Citation: “Product Showcase: Injay – Connected Prefilled Syringes” . ONdrugDelivery Magazine, Issue 103 (Dec 2019), pp 38-39.
The need for connected solutions is growing and all healthcare players are committed to providing solutions that make patients’ lives easier and improve compliance. However, until now, there has been no solution to answer the need to connect a prefilled syringe (PFS).
More than five billion PFSs are used each year, and the self-injection market is constantly growing. PFSs are widely used to administer vaccines, anticoagulants, anti-arthritic, anti-anaemic and many other drugs. And the biologics approval rate is intensifying, with a wide variety of new products being cleared by the US FDA and the EU EMA. Most biologics are delivered through injections, making them attractive to use with a PFS, and there is a growing demand for home therapies and easy adoption of devices.
There are four fundamental principles that a connected PFS must respect: treatment adherence of commercialised drugs, quality of reporting, secure treatment protocol and traceability. With Injay (Figure 1), the first prefilled syringe with built-in connectivity, Biocorp provides a simple, cost-effective and easy-to-implement solution. The use of Injay is totally transparent and does not interfere in any way with the user’s traditional injection process.
Injay is a built-in solution for PFSs, based on a custom finger flange (with backstop function) and a custom syringe piston rod with a near-field communication (NFC) label. The device is adaptable to any standard size of PFS (0.5, 1, 2.25 mL etc) or material (glass, plastic/cyclo olefin polymer etc). Injay is able to track any state of injection completion and collects key information such as time and date, drug type, batch number and expiry date. Moreover, the data can be customised up to 150 characters so that any appropriate information can be encoded. The shape and colour of the backstop can also be customised, to meet patients’ needs better, and to maintain ergonomic and intuitive handling of the device.
The information is sent via NFC technology to an app on a smartphone or tablet. Recent updates on commercially available smartphone terminals now enable coverage and reading of NFC technology on iOS and Android platforms. However, the choice of the reader can be adapted according to the drug and healthcare setting – special NFC readers could be provided if the injection is delivered in hospital,for example, or could even be integrated in a sharps container so as not to require any additional effort from the patient or healthcare practitioner.
Injay is a cost-effective solution since it is easy to integrate into the conventional industrialisation process. The finger flange and custom piston rod with NFC chip are assembled after the conventional filling process of the PFS. Injay has many fields of application (Figure 2), as the device is adaptable to different contexts and environments.

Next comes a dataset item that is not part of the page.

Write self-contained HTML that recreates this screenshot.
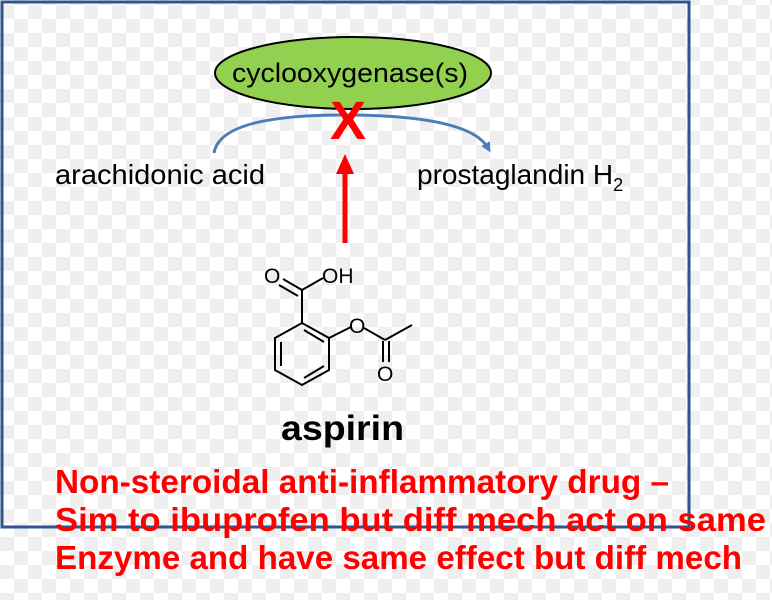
<!DOCTYPE html>
<html><head><meta charset="utf-8"><style>
html,body{margin:0;padding:0;}
body{width:772px;height:600px;overflow:hidden;background-color:#fff;
background-image:conic-gradient(#efefef 25%,#fff 0 50%,#efefef 0 75%,#fff 0);
background-size:28px 28px;background-position:0 -9px;}
svg{position:absolute;left:0;top:0;}
</style></head><body>
<svg width="772" height="600" viewBox="0 0 772 600" xmlns="http://www.w3.org/2000/svg" font-family="Liberation Sans, Arial, sans-serif">
<rect x="2" y="2" width="687" height="525" fill="none" stroke="#2f5490" stroke-width="3"/>
<defs><marker id="ah" markerWidth="10" markerHeight="10" refX="5" refY="5" orient="auto" markerUnits="userSpaceOnUse"><path d="M0,0 L10,5 L0,10 z" fill="#4a7ebb"/></marker></defs>
<path d="M214,153 Q220,114 350,115 Q470,116 488,148" fill="none" stroke="#4a7ebb" stroke-width="3" marker-end="url(#ah)"/>
<ellipse cx="353" cy="73" rx="138" ry="36" fill="#92d050" stroke="#000" stroke-width="2"/>
<text x="350" y="82" font-size="27" text-anchor="middle" fill="#000" textLength="236" lengthAdjust="spacingAndGlyphs">cyclooxygenase(s)</text>
<text x="348" y="139" font-size="54" font-weight="bold" text-anchor="middle" fill="#f00">X</text>
<line x1="345" y1="243" x2="345" y2="170" stroke="#f00" stroke-width="5"/>
<path d="M336,174 L345,154 L354,174 z" fill="#f00"/>
<text x="55" y="184" font-size="28" fill="#000" textLength="210" lengthAdjust="spacingAndGlyphs">arachidonic acid</text>
<text x="417" y="184" font-size="28" fill="#000">prostaglandin H<tspan font-size="18" dy="7">2</tspan></text>
<g stroke="#000" stroke-width="2" fill="none">
<path d="M302,323 L329,338 L329,370 L302,385 L275,370 L275,338 Z"/>
<line x1="281" y1="342" x2="281" y2="366"/>
<line x1="304" y1="378" x2="324" y2="366"/>
<line x1="304" y1="330" x2="324" y2="342"/>
<line x1="302" y1="323" x2="302" y2="290"/>
<line x1="302" y1="290" x2="283" y2="279"/>
<line x1="298" y1="296" x2="279" y2="285"/>
<line x1="302" y1="290" x2="323" y2="278"/>
<line x1="329" y1="338" x2="351" y2="327"/>
<line x1="364" y1="328" x2="385" y2="340"/>
<line x1="385" y1="340" x2="412" y2="325"/>
<line x1="383" y1="341" x2="383" y2="362"/>
<line x1="389" y1="341" x2="389" y2="362"/>
</g>
<g font-size="21" fill="#000">
<text x="264" y="283">O</text>
<text x="322" y="283">OH</text>
<text x="349" y="333">O</text>
<text x="377" y="381">O</text>
</g>
<text x="281" y="440" font-size="35" font-weight="bold" fill="#000" textLength="123" lengthAdjust="spacingAndGlyphs">aspirin</text>
<g font-size="33" font-weight="bold" fill="#f00">
<text x="55" y="493" textLength="614" lengthAdjust="spacingAndGlyphs">Non-steroidal  anti-inflammatory  drug –</text>
<text x="55" y="531" textLength="711" lengthAdjust="spacingAndGlyphs">Sim to ibuprofen but diff mech act on same</text>
<text x="55" y="569" textLength="687" lengthAdjust="spacingAndGlyphs">Enzyme and have same effect but diff mech</text>
</g>
</svg>
</body></html>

It could be a suitable solution for connecting autoinjectors, for example, where a case-by-case integration assessment will have to be made. It can optimise clinical trial performance – key information is automatically collected and transferred to a mobile application, allowing data to be archived and subsequently accessed and analysed. It can also help to check the degree of adherence and compliance – answering the question of whether a patient has correctly followed the prescriber’s recommendations. The device also guards against reporting errors.
Injay can be used by patients at home – offering compliance monitoring as it reports that the injection is made in its entirety, and also reporting the time and date.
At a time of cost constraints in major markets, Injay enables pharma companies to provide a simple and reliable solution to payers for tracking the correct use of a drug and could facilitate negotiations on price-to-performance tracking strategies (Figure 3). Injay is due to be available on the market for clinical testing early in 2020.